There was a divide – between the protesters and the police, between the march for Civil Rights and the segregation laws and policies of that time and place.

Jonathan Daniels saw another divide.  He easily saw the hard determination in the young policeman’s face, saw the steeled stance and opposed it. When God’s grace that passes understanding descended upon him, he saw anger, hostility, even hatred and looming violence on both sides.

And just as he knew that just as the divisions based upon skin color were horribly wrong, he was convicted that the bitterness in his own heart was wrong too. Jesus pushed that line in his heart a good distance that day for the good. It wasn’t enough to be on the right side of the Civil Rights protest. He had to be on Jesus’ side in his compassion for the policeman on the other side, whom he did not know except in the midst of conflict.

You may think you’re on the right side of an issue, and you may be, but if you find your heart hardening against the other side, get on Jesus’ side with that, too. I find that to be a constant challenge, which brings me to another, related point.
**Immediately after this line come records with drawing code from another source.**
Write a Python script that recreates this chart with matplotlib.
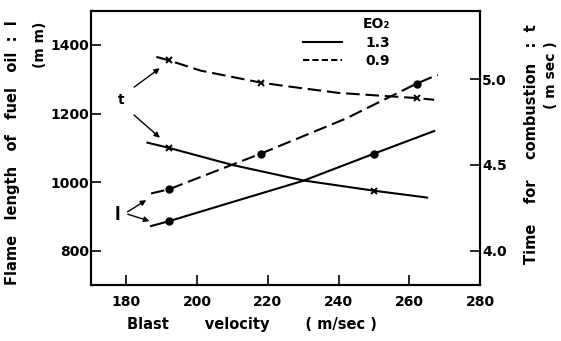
import matplotlib.pyplot as plt
from matplotlib.lines import Line2D

plt.rcParams['font.family'] = 'DejaVu Sans'
plt.rcParams['font.weight'] = 'bold'

# flame length l (mm), left axis
vel_l13 = [187, 192, 210, 230, 250, 267]
len_l13 = [872, 886, 942, 1004, 1083, 1149]
vel_l09 = [187, 192, 218, 242, 262, 268]
len_l09 = [967, 979, 1083, 1185, 1287, 1313]

# time for combustion t (msec), right axis
vel_t13 = [186, 192, 210, 230, 250, 265]
time_t13 = [4.63, 4.60, 4.50, 4.41, 4.35, 4.31]
vel_t09 = [188.5, 192, 201, 218, 225, 240, 262, 267]
time_t09 = [5.13, 5.11, 5.05, 4.98, 4.96, 4.92, 4.89, 4.88]

x_ticks = [180, 200, 220, 240, 260, 280]
l_ticks = [800, 1000, 1200, 1400]
t_ticks = [4.0, 4.5, 5.0]

DASH = (6.5, 2.8)
FS = 10
LFS = 10.5

fig = plt.figure(figsize=(5.61, 3.41), dpi=100)
ax = fig.add_axes([0.162, 0.164, 0.694, 0.805])
ax2 = ax.twinx()

ax.plot(vel_l13, len_l13, 'k-', lw=1.5, marker='o', ms=5, markevery=[1, 4])
ax.plot(vel_l09, len_l09, 'k--', lw=1.5, dashes=DASH, marker='o', ms=5, markevery=[1, 2, 4])
ax2.plot(vel_t13, time_t13, 'k-', lw=1.5, marker='x', ms=4.5, mew=1.4, markevery=[1, 4])
ax2.plot(vel_t09, time_t09, 'k--', lw=1.5, dashes=DASH, marker='x', ms=4.5, mew=1.4, markevery=[1, 3, 6])

ax.set_xlim(170, 280)
ax.set_ylim(700, 1500)
ax2.set_ylim(3.8, 5.4)
ax.set_xticks(x_ticks)
ax.set_yticks(l_ticks)
ax2.set_yticks(t_ticks)
ax2.set_yticklabels(['%.1f' % v for v in t_ticks])

for a in (ax, ax2):
    for s in a.spines.values():
        s.set_linewidth(1.5)
ax.tick_params(axis='both', direction='in', length=7, width=1.2, labelsize=FS)
ax.tick_params(axis='x', pad=7)
ax.tick_params(axis='y', pad=1.5)
ax2.tick_params(axis='y', direction='in', length=7, width=1.2, labelsize=FS, pad=1.5)

# arrows pointing from the l / t markers to their curves
arrow = dict(arrowstyle='-|>', color='k', lw=1.0, mutation_scale=8)
ax.text(178.5, 1240, 't', fontsize=FS, ha='center', va='center')
ax.annotate('', xy=(190.1, 1337), xytext=(181.6, 1272), arrowprops=arrow)
ax.annotate('', xy=(190.1, 1124), xytext=(181.6, 1201), arrowprops=arrow)
ax.text(177.4, 904, 'l', fontsize=FS + 2, ha='center', va='center')
ax.annotate('', xy=(186.3, 952), xytext=(179.7, 909), arrowprops=arrow)
ax.annotate('', xy=(187.3, 884), xytext=(179.7, 909), arrowprops=arrow)

handles = [Line2D([], [], color='k', lw=1.5),
           Line2D([], [], color='k', lw=1.5, ls='--', dashes=(3, 1.5))]
ax.legend(handles, ['1.3', '0.9'], title='EO₂', title_fontproperties={'size': FS, 'weight': 'bold'},
          fontsize=FS, frameon=False, loc='upper left', bbox_to_anchor=(0.545, 0.975),
          borderpad=0, borderaxespad=0, handlelength=2.8, handletextpad=1.7,
          labelspacing=0.3, alignment='right')

fig.text(13 / 561, 1 - 153 / 341, 'Flame   length   of   fuel   oil  :  l', rotation=90,
         ha='center', va='center', fontsize=LFS)
fig.text(40 / 561, 1 - 45 / 341, '(m m)', rotation=90, ha='center', va='center', fontsize=FS)
fig.text(532 / 561, 1 - 144 / 341, 'Time    for    combustion   :  t', rotation=90,
         ha='center', va='center', fontsize=LFS)
fig.text(551 / 561, 1 - 75 / 341, '( m sec )', rotation=90, ha='center', va='center', fontsize=FS)
fig.text(252 / 561, 1 - 325 / 341, 'Blast       velocity       ( m/sec )', ha='center', va='center',
         fontsize=LFS)

fig.savefig('out.png', dpi=100)
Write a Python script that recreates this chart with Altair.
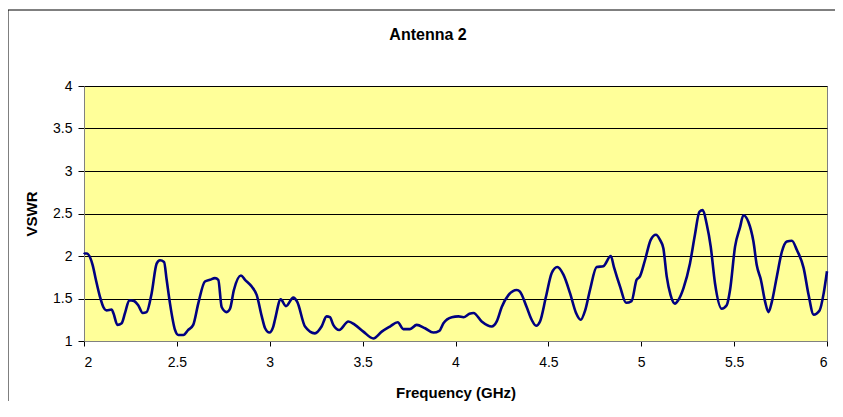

Last week we looked at two aspects of faith, trust and anticipation which together feed into hope. Another vital aspect of faith is illustrated in today’s epistle from Hebrews (Hebrews 11:29-12:2), which is perseverance. The heroes of the faith, those listed named and unnamed, were all flawed but managed to hang in there, to persevere despite daunting odds and/or real hardship and suffering.

It’s in the tenacious clinging to our faith that we find Our Lord moving that line for good in our hearts, blessing us with insights and glimpses of his grace. What Jesus said about fire and division is scary. Life is scary.  Death is scary. And this “great cloud of witnesses” reminds us that we don’t give up. You may have chronic pain. You may have strife at home. You may have financial struggles or problems at work. You may have sin in your life that tears at you day by day, night by night. That line between good and evil may seem hard to move. Faith is a struggle.

We don’t give up.  Don’t you ever giver give up. Jesus will never, ever give up on you.